* START DATA LINES *

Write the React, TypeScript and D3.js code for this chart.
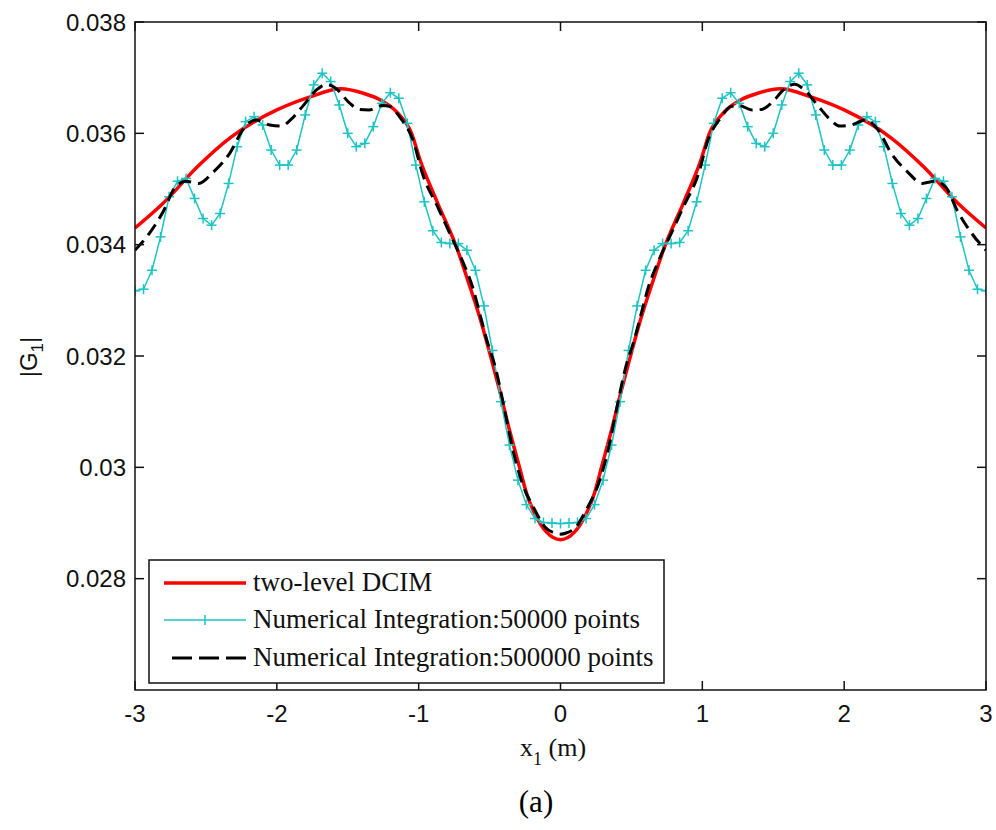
import React from 'react';
import * as d3 from 'd3';

const xTicks = [-3, -2, -1, 0, 1, 2, 3];
const xTickLabels = ['-3', '-2', '-1', '0', '1', '2', '3'];
const yTicks = [0.028, 0.03, 0.032, 0.034, 0.036, 0.038];
const yTickLabels = ['0.028', '0.03', '0.032', '0.034', '0.036', '0.038'];

const seriesNames = [
  'two-level DCIM',
  'Numerical Integration:50000 points',
  'Numerical Integration:500000 points',
];

// two-level DCIM (red)
const redX = [-3, -2.8, -2.56, -2.33, -2, -1.77, -1.55, -1.39, -1.27, -1.15, -1.05, -0.99, -0.87, -0.725, -0.655, -0.57, -0.486, -0.43, -0.36, -0.29, -0.24, -0.17, -0.1, 0,
  0.1, 0.17, 0.24, 0.29, 0.36, 0.43, 0.486, 0.57, 0.655, 0.725, 0.87, 0.99, 1.05, 1.15, 1.27, 1.39, 1.55, 1.77, 2, 2.33, 2.56, 2.8, 3];
const redY = [0.0343, 0.03475, 0.0354, 0.03592, 0.03642, 0.03665, 0.0368, 0.03672, 0.0366, 0.03637, 0.036, 0.03552, 0.03477, 0.0339, 0.03337, 0.0327, 0.03193, 0.03139, 0.03067, 0.03001, 0.02954, 0.02911, 0.02884, 0.0287,
  0.02884, 0.02911, 0.02954, 0.03001, 0.03067, 0.03139, 0.03193, 0.0327, 0.03337, 0.0339, 0.03477, 0.03552, 0.036, 0.03637, 0.0366, 0.03672, 0.0368, 0.03665, 0.03642, 0.03592, 0.0354, 0.03475, 0.0343];

// Numerical Integration: 50000 points (cyan, '+' markers)
const cyanX = [-3, -2.94, -2.88, -2.82, -2.76, -2.7, -2.64, -2.58, -2.52, -2.46, -2.4, -2.34, -2.28, -2.22, -2.16, -2.1, -2.04, -1.98, -1.92, -1.86, -1.8, -1.74, -1.68, -1.62, -1.56, -1.5, -1.44, -1.38, -1.32, -1.26, -1.2, -1.14, -1.08, -1.02, -0.96, -0.9, -0.84, -0.78, -0.72, -0.66, -0.6, -0.54, -0.48, -0.42, -0.36, -0.3, -0.24, -0.18, -0.12, -0.06, 0,
  0.06, 0.12, 0.18, 0.24, 0.3, 0.36, 0.42, 0.48, 0.54, 0.6, 0.66, 0.72, 0.78, 0.84, 0.9, 0.96, 1.02, 1.08, 1.14, 1.2, 1.26, 1.32, 1.38, 1.44, 1.5, 1.56, 1.62, 1.68, 1.74, 1.8, 1.86, 1.92, 1.98, 2.04, 2.1, 2.16, 2.22, 2.28, 2.34, 2.4, 2.46, 2.52, 2.58, 2.64, 2.7, 2.76, 2.82, 2.88, 2.94, 3];
const cyanY = [0.03317, 0.0332, 0.03354, 0.03414, 0.03486, 0.03514, 0.03519, 0.03483, 0.03447, 0.03435, 0.03456, 0.0351, 0.03576, 0.03621, 0.0363, 0.03615, 0.0357, 0.03543, 0.03543, 0.0357, 0.03633, 0.03687, 0.03708, 0.03693, 0.03651, 0.036, 0.03576, 0.03582, 0.03612, 0.03654, 0.03673, 0.03663, 0.03618, 0.03543, 0.03477, 0.03425, 0.03404, 0.03402, 0.03402, 0.0339, 0.03354, 0.0329, 0.0321, 0.03118, 0.0304, 0.02977, 0.02933, 0.02908, 0.02901, 0.029, 0.02899,
  0.029, 0.02901, 0.02908, 0.02933, 0.02977, 0.0304, 0.03118, 0.0321, 0.0329, 0.03354, 0.0339, 0.03402, 0.03402, 0.03404, 0.03425, 0.03477, 0.03543, 0.03618, 0.03663, 0.03673, 0.03654, 0.03612, 0.03582, 0.03576, 0.036, 0.03651, 0.03693, 0.03708, 0.03687, 0.03633, 0.0357, 0.03543, 0.03543, 0.0357, 0.03615, 0.0363, 0.03621, 0.03576, 0.0351, 0.03456, 0.03435, 0.03447, 0.03483, 0.03519, 0.03514, 0.03486, 0.03414, 0.03354, 0.0332, 0.03317];

// Numerical Integration: 500000 points (black dashed)
const blackX = [-3, -2.9, -2.8, -2.72, -2.64, -2.55, -2.45, -2.33, -2.24, -2.15, -2.05, -1.97, -1.9, -1.82, -1.72, -1.65, -1.58, -1.49, -1.42, -1.35, -1.26, -1.2, -1.13, -1.04, -0.97, -0.87, -0.78, -0.69, -0.62, -0.57, -0.52, -0.46, -0.39, -0.34, -0.27, -0.18, -0.11, -0.04, 0,
  0.04, 0.11, 0.18, 0.27, 0.34, 0.39, 0.46, 0.52, 0.57, 0.62, 0.69, 0.78, 0.87, 0.97, 1.04, 1.13, 1.2, 1.26, 1.35, 1.42, 1.49, 1.58, 1.65, 1.72, 1.82, 1.9, 1.97, 2.05, 2.15, 2.24, 2.33, 2.45, 2.55, 2.64, 2.72, 2.8, 2.9, 3];
const blackY = [0.0339, 0.0342, 0.0346, 0.03502, 0.03514, 0.0351, 0.0353, 0.03565, 0.03606, 0.03624, 0.03615, 0.03613, 0.03625, 0.03648, 0.03678, 0.03688, 0.0368, 0.03655, 0.03643, 0.03642, 0.0365, 0.03648, 0.03628, 0.03588, 0.03525, 0.0347, 0.0342, 0.0337, 0.03324, 0.03277, 0.03229, 0.0318, 0.03098, 0.03036, 0.02972, 0.02923, 0.02893, 0.02882, 0.0288,
  0.02882, 0.02893, 0.02923, 0.02972, 0.03036, 0.03098, 0.0318, 0.03229, 0.03277, 0.03324, 0.0337, 0.0342, 0.0347, 0.03525, 0.03588, 0.03628, 0.03648, 0.0365, 0.03642, 0.03643, 0.03655, 0.0368, 0.03688, 0.03678, 0.03648, 0.03625, 0.03613, 0.03615, 0.03624, 0.03606, 0.03565, 0.0353, 0.0351, 0.03514, 0.03502, 0.0346, 0.0342, 0.0339];

const W = 996;
const H = 830;
const L = 135, R = 986, T = 22, B = 690;
const CYAN = '#1cc4c4';
const RED = '#ff0000';
const sansFont = '"Liberation Sans", Arial, sans-serif';
const serifFont = '"Liberation Serif", "Times New Roman", serif';

export default function App() {
  const x = d3.scaleLinear().domain([-3, 3]).range([L, R]);
  const y = d3.scaleLinear().domain([0.026, 0.038]).range([B, T]);

  const smooth = d3.line<[number, number]>().x(d => x(d[0])).y(d => y(d[1])).curve(d3.curveMonotoneX);
  const straight = d3.line<[number, number]>().x(d => x(d[0])).y(d => y(d[1]));

  const redPts = redX.map((v, i) => [v, redY[i]] as [number, number]);
  const cyanPts = cyanX.map((v, i) => [v, cyanY[i]] as [number, number]);
  const blackPts = blackX.map((v, i) => [v, blackY[i]] as [number, number]);

  const tickLen = 9;
  const mk = 5;

  const legX = 149, legY = 560, legW = 515, legH = 123;
  const rowY = [583, 620, 658];
  const lineX0 = 164, lineX1 = 246, textX = 253;

  return (
    <svg width={W} height={H} style={{ position: 'absolute', left: 0, top: 0, background: '#fff' }}>
      <rect x={0} y={0} width={W} height={H} fill="#fff" />
      <defs>
        <clipPath id="plotclip">
          <rect x={L} y={T} width={R - L} height={B - T} />
        </clipPath>
      </defs>

      {/* data */}
      <g clipPath="url(#plotclip)">
        <path d={smooth(redPts) || ''} fill="none" stroke={RED} strokeWidth={3.5} strokeLinejoin="round" />
        <path d={straight(cyanPts) || ''} fill="none" stroke={CYAN} strokeWidth={1.5} />
        {cyanPts.map((p, i) => (
          <g key={i} stroke={CYAN} strokeWidth={1.5}>
            <line x1={x(p[0]) - mk} x2={x(p[0]) + mk} y1={y(p[1])} y2={y(p[1])} />
            <line x1={x(p[0])} x2={x(p[0])} y1={y(p[1]) - mk} y2={y(p[1]) + mk} />
          </g>
        ))}
        <path d={smooth(blackPts) || ''} fill="none" stroke="#000" strokeWidth={3} strokeDasharray="13 7" />
      </g>

      {/* frame */}
      <rect x={L} y={T} width={R - L} height={B - T} fill="none" stroke="#111" strokeWidth={1.5} />
      {xTicks.map((t, i) => (
        <g key={'xt' + i}>
          <line x1={x(t)} x2={x(t)} y1={B} y2={B - tickLen} stroke="#111" strokeWidth={1.5} />
          <line x1={x(t)} x2={x(t)} y1={T} y2={T + tickLen} stroke="#111" strokeWidth={1.5} />
          <text x={x(t)} y={722} textAnchor="middle" fontFamily={sansFont} fontSize={24} fill="#111">{xTickLabels[i]}</text>
        </g>
      ))}
      {yTicks.map((t, i) => (
        <g key={'yt' + i}>
          <line x1={L} x2={L + tickLen} y1={y(t)} y2={y(t)} stroke="#111" strokeWidth={1.5} />
          <line x1={R} x2={R - tickLen} y1={y(t)} y2={y(t)} stroke="#111" strokeWidth={1.5} />
          <text x={126} y={y(t)} dy="0.36em" textAnchor="end" fontFamily={sansFont} fontSize={24} fill="#111">{yTickLabels[i]}</text>
        </g>
      ))}

      {/* axis labels */}
      <text x={520} y={756} fontFamily={serifFont} fontSize={26} fill="#111">
        x<tspan fontSize={18} dy={9}>1</tspan><tspan dy={-9}> (m)</tspan>
      </text>
      <text transform="translate(37,357) rotate(-90)" textAnchor="middle" fontFamily={sansFont} fontSize={24} fill="#111">
        |G<tspan fontSize={17} dy={6}>1</tspan><tspan dy={-6}>|</tspan>
      </text>
      <text x={536} y={812} textAnchor="middle" fontFamily={serifFont} fontSize={31} fill="#000">(a)</text>

      {/* legend */}
      <rect x={legX} y={legY} width={legW} height={legH} fill="#fff" stroke="#111" strokeWidth={1.5} />
      <line x1={lineX0} x2={lineX1} y1={rowY[0]} y2={rowY[0]} stroke={RED} strokeWidth={3.5} />
      <line x1={lineX0} x2={lineX1} y1={rowY[1]} y2={rowY[1]} stroke={CYAN} strokeWidth={1.5} />
      <line x1={(lineX0 + lineX1) / 2} x2={(lineX0 + lineX1) / 2} y1={rowY[1] - mk} y2={rowY[1] + mk} stroke={CYAN} strokeWidth={1.5} />
      <line x1={lineX0 + 8} x2={lineX1} y1={rowY[2]} y2={rowY[2]} stroke="#000" strokeWidth={3} strokeDasharray="20 7" />
      {seriesNames.map((n, i) => (
        <text key={n} x={textX} y={rowY[i] + 8} fontFamily={serifFont} fontSize={27} fill="#111">{n}</text>
      ))}
    </svg>
  );
}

* END DATA LINES *

(YOUR OBJECTIVE):
Quote, exactly and only, the lines from the first line of the data above through the line containing "0.0354, 0.03475, 0.0343];". The pictures do not belong in it.

(RESPONSE FOR THIS EXERCISE):
Write the React, TypeScript and D3.js code for this chart.
import React from 'react';
import * as d3 from 'd3';

const xTicks = [-3, -2, -1, 0, 1, 2, 3];
const xTickLabels = ['-3', '-2', '-1', '0', '1', '2', '3'];
const yTicks = [0.028, 0.03, 0.032, 0.034, 0.036, 0.038];
const yTickLabels = ['0.028', '0.03', '0.032', '0.034', '0.036', '0.038'];

const seriesNames = [
  'two-level DCIM',
  'Numerical Integration:50000 points',
  'Numerical Integration:500000 points',
];

// two-level DCIM (red)
const redX = [-3, -2.8, -2.56, -2.33, -2, -1.77, -1.55, -1.39, -1.27, -1.15, -1.05, -0.99, -0.87, -0.725, -0.655, -0.57, -0.486, -0.43, -0.36, -0.29, -0.24, -0.17, -0.1, 0,
  0.1, 0.17, 0.24, 0.29, 0.36, 0.43, 0.486, 0.57, 0.655, 0.725, 0.87, 0.99, 1.05, 1.15, 1.27, 1.39, 1.55, 1.77, 2, 2.33, 2.56, 2.8, 3];
const redY = [0.0343, 0.03475, 0.0354, 0.03592, 0.03642, 0.03665, 0.0368, 0.03672, 0.0366, 0.03637, 0.036, 0.03552, 0.03477, 0.0339, 0.03337, 0.0327, 0.03193, 0.03139, 0.03067, 0.03001, 0.02954, 0.02911, 0.02884, 0.0287,
  0.02884, 0.02911, 0.02954, 0.03001, 0.03067, 0.03139, 0.03193, 0.0327, 0.03337, 0.0339, 0.03477, 0.03552, 0.036, 0.03637, 0.0366, 0.03672, 0.0368, 0.03665, 0.03642, 0.03592, 0.0354, 0.03475, 0.0343];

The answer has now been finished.